Autonomy and the SAHP

15 Sep

I think the hardest part of being a parent who stays home is finding some personal independence. Your world seems to revolve around taking care of all the individual needs of others, rather than anything having to do with yourself.

A typical day includes figuring out how and what to feed everyone else and where you will find the money to get said food. To get said food you must plan a meal plan for the week, clip all the coupons and do all the sale research, and carve an annoyingly large chunk of time out of a day to go do the shopping for said food. Where it provides a wonderful cardio workout, one does question why shopping has to be a contact sport rivaling rugby. Then there is the laundry, taking care of the family pets, keeping track of all the doctor’s appointments for sick kids, scheduling the appointments for the not sick kids, dentist appointments, school events, making sure you go see family members on the rare occasion you have a free weekend day, and trying to schedule your children to have free time just to relax. All of that is just a brief scope of what it takes to stay at home and “simply take care of the house and the children.”

When I worked outside of the house I juggled all these things and a job.

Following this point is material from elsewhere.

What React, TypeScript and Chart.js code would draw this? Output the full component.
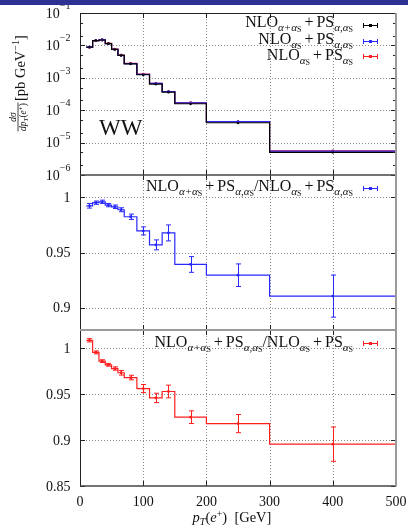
import React, { useEffect, useRef } from 'react';
import { Chart, registerables } from 'chart.js';
Chart.register(...registerables);

// ---------------- data ----------------
const binEdges = [10, 20, 30, 40, 50, 60, 70, 90, 110, 130, 150, 200, 300, 500];
const binCenters = [15, 25, 35, 45, 55, 65, 80, 100, 120, 140, 175, 250, 400];
// dsigma/dpT [pb/GeV]
const xsecFull = [8.8e-3, 1.40e-2, 1.47e-2, 1.13e-2, 7.5e-3, 4.9e-3, 2.7e-3, 1.24e-3, 6.4e-4, 3.6e-4, 1.58e-4, 4.1e-5, 5.0e-6];
const xsecQcdNloPsFull = [8.87e-3, 1.407e-2, 1.476e-2, 1.138e-2, 7.57e-3, 4.96e-3, 2.75e-3, 1.28e-3, 6.69e-4, 3.72e-4, 1.68e-4, 4.41e-5, 5.49e-6];
const xsecQcdOnly = [8.72e-3, 1.406e-2, 1.491e-2, 1.151e-2, 7.67e-3, 5.03e-3, 2.79e-3, 1.30e-3, 6.77e-4, 3.78e-4, 1.71e-4, 4.47e-5, 5.58e-6];
// ratios
const ratioBlue = [0.9922, 0.995, 0.9958, 0.9928, 0.9913, 0.9886, 0.9823, 0.9695, 0.9569, 0.9677, 0.9392, 0.9295, 0.9106];
const ratioBlueErr = [0.0021, 0.0015, 0.0015, 0.0015, 0.0016, 0.0018, 0.0024, 0.0036, 0.0045, 0.0072, 0.0071, 0.0102, 0.019];
const ratioRed = [1.0088, 0.9956, 0.9861, 0.9821, 0.978, 0.9734, 0.9682, 0.9562, 0.946, 0.953, 0.925, 0.918, 0.8956];
const ratioRedErr = [0.0018, 0.0016, 0.0015, 0.0015, 0.0018, 0.0025, 0.0025, 0.0044, 0.0051, 0.0069, 0.0069, 0.0099, 0.0187];
// ticks
const xTickValues = [0, 100, 200, 300, 400, 500];
const xTickLabels = ['0', '100', '200', '300', '400', '500'];
const logTickExponents = [-1, -2, -3, -4, -5, -6];
const midTickValues = [1, 0.95, 0.9];
const midTickLabels = ['1', '0.95', '0.9'];
const botTickValues = [1, 0.95, 0.9, 0.85];
const botTickLabels = ['1', '0.95', '0.9', '0.85'];

const BLACK = '#000000';
const BLUE = 'rgb(40,40,255)';
const RED = 'rgb(255,30,30)';
const FAMILY = '"Liberation Serif", "DejaVu Serif", serif';

type Seg = { t: string; size?: number; dy?: number; italic?: boolean; gl?: number; gr?: number };

function segFont(s: Seg, base: number) {
  return `${s.italic ? 'italic ' : ''}${s.size ?? base}px ${FAMILY}`;
}
function richWidth(ctx: CanvasRenderingContext2D, segs: Seg[], base: number) {
  let w = 0;
  for (const s of segs) {
    ctx.font = segFont(s, base);
    w += ctx.measureText(s.t).width + (s.gl ?? 0) + (s.gr ?? 0);
  }
  return w;
}
function drawRich(ctx: CanvasRenderingContext2D, segs: Seg[], x: number, y: number, align: string, base: number) {
  const total = richWidth(ctx, segs, base);
  let cx = align === 'left' ? x : align === 'right' ? x - total : x - total / 2;
  ctx.textAlign = 'left';
  ctx.textBaseline = 'alphabetic';
  for (const s of segs) {
    ctx.font = segFont(s, base);
    cx += s.gl ?? 0;
    ctx.fillText(s.t, cx, y + (s.dy ?? 0));
    cx += ctx.measureText(s.t).width + (s.gr ?? 0);
  }
  return total;
}

const subA = (t: string): Seg[] => [{ t, size: 11, dy: 3.5, italic: true }, { t: 'S', size: 8, dy: 5 }];
const plus: Seg = { t: '+', gl: 3, gr: 3 };
const segFull: Seg[] = [{ t: 'NLO' }, ...subA('α+α'), plus, { t: 'PS' }, ...subA('α,α')];
const segQcdNloFullPs: Seg[] = [{ t: 'NLO' }, ...subA('α'), plus, { t: 'PS' }, ...subA('α,α')];
const segQcd: Seg[] = [{ t: 'NLO' }, ...subA('α'), plus, { t: 'PS' }, ...subA('α')];

function stepData(vals: number[]) {
  const out: { x: number; y: number }[] = [];
  vals.forEach((v, i) => {
    out.push({ x: binEdges[i], y: v });
    out.push({ x: binEdges[i + 1], y: v });
  });
  return out;
}
function pointData(vals: number[]) {
  return vals.map((v, i) => ({ x: binCenters[i], y: v }));
}

function stepDs(vals: number[], color: string, axis: string) {
  return {
    data: stepData(vals), yAxisID: axis, borderColor: color, borderWidth: 1.2,
    pointRadius: 0, fill: false, tension: 0,
  };
}
function ptDs(vals: number[], color: string, axis: string) {
  return {
    data: pointData(vals), yAxisID: axis, showLine: false, borderColor: color,
    backgroundColor: color, pointRadius: 1.4, pointBorderWidth: 0, pointBackgroundColor: color,
  };
}

function hline(ctx: CanvasRenderingContext2D, x1: number, x2: number, y: number) {
  ctx.beginPath(); ctx.moveTo(x1, y); ctx.lineTo(x2, y); ctx.stroke();
}
function vline(ctx: CanvasRenderingContext2D, x: number, y1: number, y2: number) {
  ctx.beginPath(); ctx.moveTo(x, y1); ctx.lineTo(x, y2); ctx.stroke();
}

const framePlugin = {
  id: 'frame',
  beforeDatasetsDraw(chart: any) {
    const ctx: CanvasRenderingContext2D = chart.ctx;
    const xs = chart.scales.x;
    const panels = [chart.scales.yTop, chart.scales.yMid, chart.scales.yBot];
    ctx.save();
    ctx.strokeStyle = '#8a8a8a';
    ctx.lineWidth = 1;
    ctx.setLineDash([1, 2]);
    for (const p of panels) {
      for (const v of [100, 200, 300, 400]) {
        const x = Math.round(xs.getPixelForValue(v)) + 0.5;
        vline(ctx, x, p.top, p.bottom);
      }
    }
    const hvals: [any, number[]][] = [
      [chart.scales.yTop, [1e-2, 1e-3, 1e-4, 1e-5]],
      [chart.scales.yMid, midTickValues],
      [chart.scales.yBot, [1, 0.95, 0.9]],
    ];
    for (const [s, vals] of hvals) {
      for (const v of vals) {
        const y = Math.round(s.getPixelForValue(v)) + 0.5;
        hline(ctx, xs.left, xs.right, y);
      }
    }
    ctx.restore();
  },
  afterDatasetsDraw(chart: any) {
    const ctx: CanvasRenderingContext2D = chart.ctx;
    const xs = chart.scales.x;
    const yTop = chart.scales.yTop, yMid = chart.scales.yMid, yBot = chart.scales.yBot;
    const L = xs.left, R = xs.right;
    ctx.save();
    // error bars
    const eb = (s: any, vals: number[], errs: number[], color: string) => {
      ctx.strokeStyle = color; ctx.lineWidth = 1;
      vals.forEach((v, i) => {
        const x = Math.round(xs.getPixelForValue(binCenters[i])) + 0.5;
        const y1 = s.getPixelForValue(v + errs[i]);
        const y2 = s.getPixelForValue(v - errs[i]);
        vline(ctx, x, y1, y2);
        hline(ctx, x - 2.5, x + 2.5, y1);
        hline(ctx, x - 2.5, x + 2.5, y2);
      });
    };
    eb(yMid, ratioBlue, ratioBlueErr, BLUE);
    eb(yBot, ratioRed, ratioRedErr, RED);

    // ticks
    ctx.strokeStyle = '#222';
    ctx.lineWidth = 1;
    const panels = [yTop, yMid, yBot];
    for (const p of panels) {
      for (const v of xTickValues.slice(1, -1)) {
        const x = Math.round(xs.getPixelForValue(v)) + 0.5;
        vline(ctx, x, p.top, p.top + 5);
        vline(ctx, x, p.bottom - 5, p.bottom);
      }
    }
    for (let e = -6; e <= -1; e++) {
      const y = Math.round(yTop.getPixelForValue(Math.pow(10, e))) + 0.5;
      hline(ctx, L, L + 5, y); hline(ctx, R - 5, R, y);
      if (e < -1) {
        for (const m of [2, 5]) {
          const ym = Math.round(yTop.getPixelForValue(m * Math.pow(10, e))) + 0.5;
          hline(ctx, L, L + 3, ym); hline(ctx, R - 3, R, ym);
        }
      }
    }
    for (const v of midTickValues) {
      const y = Math.round(yMid.getPixelForValue(v)) + 0.5;
      hline(ctx, L, L + 5, y); hline(ctx, R - 5, R, y);
    }
    for (const v of botTickValues) {
      const y = Math.round(yBot.getPixelForValue(v)) + 0.5;
      hline(ctx, L, L + 5, y); hline(ctx, R - 5, R, y);
    }

    // borders
    ctx.strokeStyle = '#222';
    ctx.lineWidth = 1;
    vline(ctx, L + 0.5, yTop.top, yBot.bottom);
    hline(ctx, L, R, Math.round(yTop.top) + 0.5);
    ctx.strokeStyle = '#444';
    ctx.lineWidth = 1.5;
    hline(ctx, L, R, Math.round(yTop.bottom));
    hline(ctx, L, R, Math.round(yBot.bottom));
    ctx.strokeStyle = '#9a9a9a';
    ctx.lineWidth = 2;
    hline(ctx, L, R, Math.round(yMid.bottom));
    vline(ctx, R, yTop.top, yBot.bottom + 0.5);

    // tick labels
    ctx.fillStyle = '#111';
    const labelRight = L - 9.5;
    for (const e of logTickExponents) {
      const y = yTop.getPixelForValue(Math.pow(10, e));
      drawRich(ctx, [{ t: '10' }, { t: '−' + String(-e), size: 10, dy: -8.5 }], labelRight, y + 4.5, 'right', 14);
    }
    midTickValues.forEach((v, i) => {
      const y = yMid.getPixelForValue(v);
      drawRich(ctx, [{ t: midTickLabels[i] }], labelRight, y + 4.5, 'right', 14);
    });
    botTickValues.forEach((v, i) => {
      const y = yBot.getPixelForValue(v);
      drawRich(ctx, [{ t: botTickLabels[i] }], labelRight, y + 4.5, 'right', 14);
    });
    xTickValues.forEach((v, i) => {
      const x = xs.getPixelForValue(v);
      drawRich(ctx, [{ t: xTickLabels[i] }], x, yBot.bottom + 19.5, 'center', 14);
    });

    // x title
    drawRich(ctx, [
      { t: 'p', italic: true }, { t: 'T', size: 10, dy: 3, italic: true }, { t: '(' }, { t: 'e', italic: true },
      { t: '+', size: 10, dy: -5 }, { t: ')  [GeV]' },
    ], 232, 522, 'center', 14.5);

    // y title (rotated)
    ctx.save();
    ctx.translate(24.5, 101);
    ctx.rotate(-Math.PI / 2);
    drawRich(ctx, [{ t: '[pb GeV' }, { t: '−1', size: 10, dy: -5.5 }, { t: ']' }], 0, 0, 'left', 14.5);
    const num: Seg[] = [{ t: 'dσ', italic: true }];
    const den: Seg[] = [{ t: 'dp', italic: true }, { t: 'T', size: 7, dy: 2, italic: true }, { t: '(' }, { t: 'e', italic: true }, { t: '+', size: 7, dy: -3 }, { t: ')' }];
    const wn = richWidth(ctx, num, 9.5), wd = richWidth(ctx, den, 9.5);
    drawRich(ctx, num, -16, -8.5, 'center', 9.5);
    drawRich(ctx, den, -16, 1, 'center', 9.5);
    ctx.strokeStyle = '#111'; ctx.lineWidth = 0.8;
    const bw = Math.max(wn, wd) + 1;
    hline(ctx, -16 - bw / 2, -16 + bw / 2, -6.5);
    ctx.restore();

    // WW label
    drawRich(ctx, [{ t: 'WW' }], 99, 135, 'left', 23);

    // legends
    const marker = (y: number, color: string) => {
      ctx.strokeStyle = color; ctx.lineWidth = 1;
      hline(ctx, 363, 378, Math.round(y) + 0.5);
      vline(ctx, 363.5, y - 2, y + 3);
      vline(ctx, 377.5, y - 2, y + 3);
      ctx.fillStyle = color;
      ctx.fillRect(369, Math.round(y) - 1, 3, 3);
      ctx.fillStyle = '#111';
    };
    ctx.fillStyle = '#111';
    drawRich(ctx, segFull, 353, 27, 'right', 16); marker(25, BLACK);
    drawRich(ctx, segQcdNloFullPs, 353, 44, 'right', 16); marker(41, BLUE);
    drawRich(ctx, segQcd, 353, 60, 'right', 16); marker(56, RED);
    drawRich(ctx, [...segFull, { t: '/' }, ...segQcdNloFullPs], 353, 191, 'right', 16); marker(188, BLUE);
    drawRich(ctx, [...segFull, { t: '/' }, ...segQcd], 353, 347, 'right', 16); marker(343, RED);

    // top banner
    ctx.fillStyle = '#2e3191';
    ctx.fillRect(0, 0, 408, 5);
    ctx.restore();
  },
};

export default function App() {
  const ref = useRef<HTMLCanvasElement>(null);
  useEffect(() => {
    const zero = (s: any) => { if (s.isHorizontal()) s.height = 0; else s.width = 0; };
    const hidden = { ticks: { display: false }, grid: { display: false, drawTicks: false }, border: { display: false }, afterFit: zero };
    const chart = new Chart(ref.current as HTMLCanvasElement, {
      type: 'line',
      data: {
        datasets: [
          stepDs(xsecFull, BLACK, 'yTop'),
          stepDs(xsecQcdNloPsFull, BLUE, 'yTop'),
          stepDs(xsecQcdOnly, RED, 'yTop'),
          ptDs(xsecFull, BLACK, 'yTop'),
          ptDs(xsecQcdNloPsFull, BLUE, 'yTop'),
          ptDs(xsecQcdOnly, RED, 'yTop'),
          stepDs(ratioBlue, BLUE, 'yMid'),
          ptDs(ratioBlue, BLUE, 'yMid'),
          stepDs(ratioRed, RED, 'yBot'),
          ptDs(ratioRed, RED, 'yBot'),
        ] as any,
      },
      options: {
        responsive: false,
        animation: false,
        events: [],
        layout: { padding: { left: 80, right: 12, top: 13, bottom: 44 } },
        plugins: { legend: { display: false }, tooltip: { enabled: false } },
        scales: {
          x: { type: 'linear', min: 0, max: 500, ...hidden },
          yTop: { type: 'logarithmic', min: 1e-6, max: 1e-1, position: 'left', stack: 'v', stackWeight: 162, weight: 3, ...hidden },
          yMid: { type: 'linear', min: 0.88, max: 1.02, position: 'left', stack: 'v', stackWeight: 155, weight: 2, ...hidden },
          yBot: { type: 'linear', min: 0.85, max: 1.02, position: 'left', stack: 'v', stackWeight: 156, weight: 1, ...hidden },
        } as any,
      },
      plugins: [framePlugin],
    });
    return () => chart.destroy();
  }, []);
  return (
    <div style={{ position: 'fixed', left: 0, top: 0, width: 408, height: 530, background: '#fff' }}>
      <canvas ref={ref} width={408} height={530} style={{ display: 'block', width: 408, height: 530 }} />
    </div>
  );
}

I’ll have to say I found it far easier because I was able to escape all the little details of my house for X number of hours each week. I found self-satisfaction in being able to control 85% of my time exactly what I would be doing without interruption or disaster. At home, none of my time is really mine. A child or phone call or some animal mess is always bound to reschedule what I thought were my plans to make. Nobody is there to ‘show my hard efforts to’ and the mess has already started to reappear the moment I accomplished clearing it.

The stay at home parent is truly the hardest job I’ve ever taken on in my life. I do not love cleaning up after people full time, but I truly enjoy every second of watching my kids grow and learn. I wholeheartedly love being able to support each of my family members in their endeavors. But it brings to mind the question, where do I fall into the mix? How do I find my own personal independence while striving to support everyone else’s? Which brings about the next question: how do I have my own personal independence without being selfish in doing so? For years I wanted the ability to stay home and take care of my children. I missed so much of their lives for the 10 years I battled to work a job and raise them, despite my failing health. Now that I have all of that, I’m bold enough to say that its not enough just to raise them…I need something for me too.

I’ve spent hours over the last three months sitting to nurse holding my newest son. Its given me much time to think and explore what I feel my needs are and what I’m going to need in my life to stay happy. The last thing anyone wants is for their life to become stale and mundane. I have many passions that have fell by the wayside over the years. It was rare for me not to have a pencil in my hand doodling something or a camera snapping away for a photograph. I have always been on the creative side of things; diving my nose into the stage crews or onto the stage itself, singing in a choir or playing the piano to accompany them, and my musical interest behind an instrument as well as having a constant melody playing on the stereo. I know that I’m going to have to find a way to bring a piece of that into my life again, yet the puzzle has changed its shape.

So the next few months are going to be spent reopening friendships with not only people but reopening my creative endeavors and trying to fit them into my domestic lifestyle. I hope, as I’m sure many mothers do, that it is possible to raise children and still find time to just be me. That is my goal for this year. I know it seems a little late in the year for resolutions, but I’m not giving up anything but striving for a goal. And if you’re lucky enough to be reading this, you get to join me in my journey.